» **WHAT THE TASK ASKS**
Set aside the pictures and output only the lines from the one containing "Convert this chart to D3.js code." up to and including the one containing "var basicCamBox = [-0.11, 0.0175, 0.1625, 0.188, 0.2975];".

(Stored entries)
begin

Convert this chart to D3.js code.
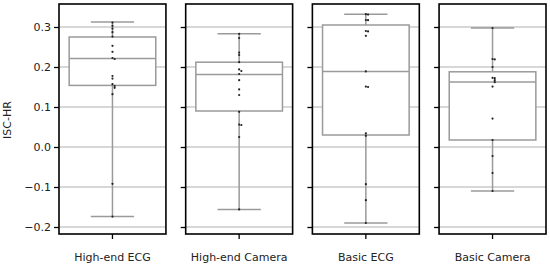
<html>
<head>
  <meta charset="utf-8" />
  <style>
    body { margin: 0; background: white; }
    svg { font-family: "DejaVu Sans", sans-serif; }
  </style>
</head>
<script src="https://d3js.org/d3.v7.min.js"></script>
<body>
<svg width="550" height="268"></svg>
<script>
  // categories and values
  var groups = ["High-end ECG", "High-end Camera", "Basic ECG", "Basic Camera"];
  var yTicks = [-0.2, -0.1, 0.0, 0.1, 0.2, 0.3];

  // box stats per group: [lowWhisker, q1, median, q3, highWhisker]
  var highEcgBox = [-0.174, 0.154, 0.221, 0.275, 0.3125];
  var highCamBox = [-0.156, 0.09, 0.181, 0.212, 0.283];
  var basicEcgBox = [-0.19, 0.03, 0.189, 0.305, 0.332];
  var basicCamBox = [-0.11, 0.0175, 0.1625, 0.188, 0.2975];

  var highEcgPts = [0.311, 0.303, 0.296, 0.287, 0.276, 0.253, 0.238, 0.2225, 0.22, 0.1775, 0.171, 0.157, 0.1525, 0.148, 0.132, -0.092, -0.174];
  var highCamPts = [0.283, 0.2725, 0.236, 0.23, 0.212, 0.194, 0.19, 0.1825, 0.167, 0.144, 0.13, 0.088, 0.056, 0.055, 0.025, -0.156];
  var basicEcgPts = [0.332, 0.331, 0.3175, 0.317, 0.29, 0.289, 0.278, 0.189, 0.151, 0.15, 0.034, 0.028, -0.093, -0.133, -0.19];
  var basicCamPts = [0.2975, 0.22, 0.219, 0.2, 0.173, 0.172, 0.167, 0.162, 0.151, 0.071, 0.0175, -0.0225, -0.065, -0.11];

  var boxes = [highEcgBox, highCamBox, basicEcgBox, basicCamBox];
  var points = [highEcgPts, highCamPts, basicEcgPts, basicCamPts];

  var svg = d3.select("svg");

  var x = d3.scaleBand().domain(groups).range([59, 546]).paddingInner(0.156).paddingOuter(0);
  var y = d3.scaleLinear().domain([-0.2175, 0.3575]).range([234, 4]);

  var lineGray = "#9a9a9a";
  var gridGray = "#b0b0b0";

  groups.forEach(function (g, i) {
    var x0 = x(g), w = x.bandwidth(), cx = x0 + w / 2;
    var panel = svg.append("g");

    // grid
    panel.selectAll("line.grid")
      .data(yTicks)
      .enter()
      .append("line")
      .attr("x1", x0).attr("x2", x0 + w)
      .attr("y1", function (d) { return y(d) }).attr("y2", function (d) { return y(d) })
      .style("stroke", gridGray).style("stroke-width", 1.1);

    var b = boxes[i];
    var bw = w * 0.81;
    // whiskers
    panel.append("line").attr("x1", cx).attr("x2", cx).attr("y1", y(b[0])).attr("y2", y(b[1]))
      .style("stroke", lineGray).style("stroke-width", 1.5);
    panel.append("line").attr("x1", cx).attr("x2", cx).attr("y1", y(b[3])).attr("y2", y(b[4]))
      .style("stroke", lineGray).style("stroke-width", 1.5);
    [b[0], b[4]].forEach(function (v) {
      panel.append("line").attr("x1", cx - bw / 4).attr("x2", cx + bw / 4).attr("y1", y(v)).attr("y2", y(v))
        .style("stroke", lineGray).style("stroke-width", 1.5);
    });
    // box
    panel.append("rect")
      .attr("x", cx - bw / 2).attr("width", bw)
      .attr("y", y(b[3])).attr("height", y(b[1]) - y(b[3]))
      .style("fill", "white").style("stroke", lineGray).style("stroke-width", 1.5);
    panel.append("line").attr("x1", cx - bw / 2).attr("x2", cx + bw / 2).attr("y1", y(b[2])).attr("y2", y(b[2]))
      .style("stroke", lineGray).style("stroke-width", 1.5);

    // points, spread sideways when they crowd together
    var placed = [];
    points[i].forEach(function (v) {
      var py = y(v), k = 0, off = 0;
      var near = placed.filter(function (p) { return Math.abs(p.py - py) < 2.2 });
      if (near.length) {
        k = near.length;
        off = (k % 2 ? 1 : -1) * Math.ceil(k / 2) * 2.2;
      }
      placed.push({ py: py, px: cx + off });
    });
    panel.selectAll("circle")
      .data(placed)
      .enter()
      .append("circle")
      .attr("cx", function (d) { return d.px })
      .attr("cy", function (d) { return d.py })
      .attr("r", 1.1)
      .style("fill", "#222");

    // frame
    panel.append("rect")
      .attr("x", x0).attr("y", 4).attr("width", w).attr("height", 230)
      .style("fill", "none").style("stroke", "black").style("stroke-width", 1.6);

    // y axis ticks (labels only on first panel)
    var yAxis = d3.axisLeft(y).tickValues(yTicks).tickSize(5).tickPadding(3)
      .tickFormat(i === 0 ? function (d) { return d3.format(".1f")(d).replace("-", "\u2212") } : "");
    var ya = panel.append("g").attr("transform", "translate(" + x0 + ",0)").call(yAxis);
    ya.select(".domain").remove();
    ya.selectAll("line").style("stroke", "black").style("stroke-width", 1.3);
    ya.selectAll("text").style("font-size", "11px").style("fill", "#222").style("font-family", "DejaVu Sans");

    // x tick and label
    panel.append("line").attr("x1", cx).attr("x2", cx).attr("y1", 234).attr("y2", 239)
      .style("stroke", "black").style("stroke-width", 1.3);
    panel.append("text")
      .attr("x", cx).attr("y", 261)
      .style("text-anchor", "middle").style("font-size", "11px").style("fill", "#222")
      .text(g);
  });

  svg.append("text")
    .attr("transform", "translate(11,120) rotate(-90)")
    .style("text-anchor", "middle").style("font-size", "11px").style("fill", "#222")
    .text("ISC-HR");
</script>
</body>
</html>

end
begin

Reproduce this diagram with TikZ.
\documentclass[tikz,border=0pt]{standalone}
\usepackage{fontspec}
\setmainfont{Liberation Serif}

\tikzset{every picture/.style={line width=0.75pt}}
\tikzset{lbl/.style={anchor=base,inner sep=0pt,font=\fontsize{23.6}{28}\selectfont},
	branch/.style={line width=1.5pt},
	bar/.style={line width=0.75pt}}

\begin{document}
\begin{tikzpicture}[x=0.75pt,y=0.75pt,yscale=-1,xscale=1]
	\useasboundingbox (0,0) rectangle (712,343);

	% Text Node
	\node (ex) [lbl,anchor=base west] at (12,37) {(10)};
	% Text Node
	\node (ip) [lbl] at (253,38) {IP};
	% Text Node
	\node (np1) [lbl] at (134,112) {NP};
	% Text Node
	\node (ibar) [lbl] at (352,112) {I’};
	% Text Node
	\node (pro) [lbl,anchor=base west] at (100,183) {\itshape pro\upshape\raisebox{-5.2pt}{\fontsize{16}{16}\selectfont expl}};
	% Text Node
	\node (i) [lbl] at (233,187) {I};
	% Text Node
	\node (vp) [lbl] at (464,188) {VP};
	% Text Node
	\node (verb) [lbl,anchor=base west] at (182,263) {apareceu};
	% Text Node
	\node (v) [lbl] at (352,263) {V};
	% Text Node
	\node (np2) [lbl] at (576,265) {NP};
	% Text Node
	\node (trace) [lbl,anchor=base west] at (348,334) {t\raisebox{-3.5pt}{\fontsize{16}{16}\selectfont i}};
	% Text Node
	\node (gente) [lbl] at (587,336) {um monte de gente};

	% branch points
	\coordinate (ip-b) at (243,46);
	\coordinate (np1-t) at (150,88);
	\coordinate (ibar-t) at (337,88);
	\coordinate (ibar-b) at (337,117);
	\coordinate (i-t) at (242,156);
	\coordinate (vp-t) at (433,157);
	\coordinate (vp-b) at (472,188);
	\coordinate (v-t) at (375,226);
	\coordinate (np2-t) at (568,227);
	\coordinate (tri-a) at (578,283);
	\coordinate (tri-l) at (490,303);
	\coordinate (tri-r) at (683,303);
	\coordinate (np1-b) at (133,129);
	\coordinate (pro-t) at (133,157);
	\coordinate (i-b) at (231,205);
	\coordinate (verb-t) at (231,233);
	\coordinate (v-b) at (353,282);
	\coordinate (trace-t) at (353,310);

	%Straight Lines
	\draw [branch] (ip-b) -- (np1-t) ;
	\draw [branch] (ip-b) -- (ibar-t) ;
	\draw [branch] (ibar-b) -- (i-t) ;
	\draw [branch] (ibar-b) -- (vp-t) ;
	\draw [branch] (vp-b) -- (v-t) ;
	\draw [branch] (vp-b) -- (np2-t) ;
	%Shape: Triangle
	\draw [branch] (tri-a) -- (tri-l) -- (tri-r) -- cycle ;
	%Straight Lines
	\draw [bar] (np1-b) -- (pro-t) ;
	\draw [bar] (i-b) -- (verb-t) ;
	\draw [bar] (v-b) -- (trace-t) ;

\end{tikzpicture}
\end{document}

end

» **RIGHT ANSWER**
Convert this chart to D3.js code.
<html>
<head>
  <meta charset="utf-8" />
  <style>
    body { margin: 0; background: white; }
    svg { font-family: "DejaVu Sans", sans-serif; }
  </style>
</head>
<script src="https://d3js.org/d3.v7.min.js"></script>
<body>
<svg width="550" height="268"></svg>
<script>
  // categories and values
  var groups = ["High-end ECG", "High-end Camera", "Basic ECG", "Basic Camera"];
  var yTicks = [-0.2, -0.1, 0.0, 0.1, 0.2, 0.3];

  // box stats per group: [lowWhisker, q1, median, q3, highWhisker]
  var highEcgBox = [-0.174, 0.154, 0.221, 0.275, 0.3125];
  var highCamBox = [-0.156, 0.09, 0.181, 0.212, 0.283];
  var basicEcgBox = [-0.19, 0.03, 0.189, 0.305, 0.332];
  var basicCamBox = [-0.11, 0.0175, 0.1625, 0.188, 0.2975];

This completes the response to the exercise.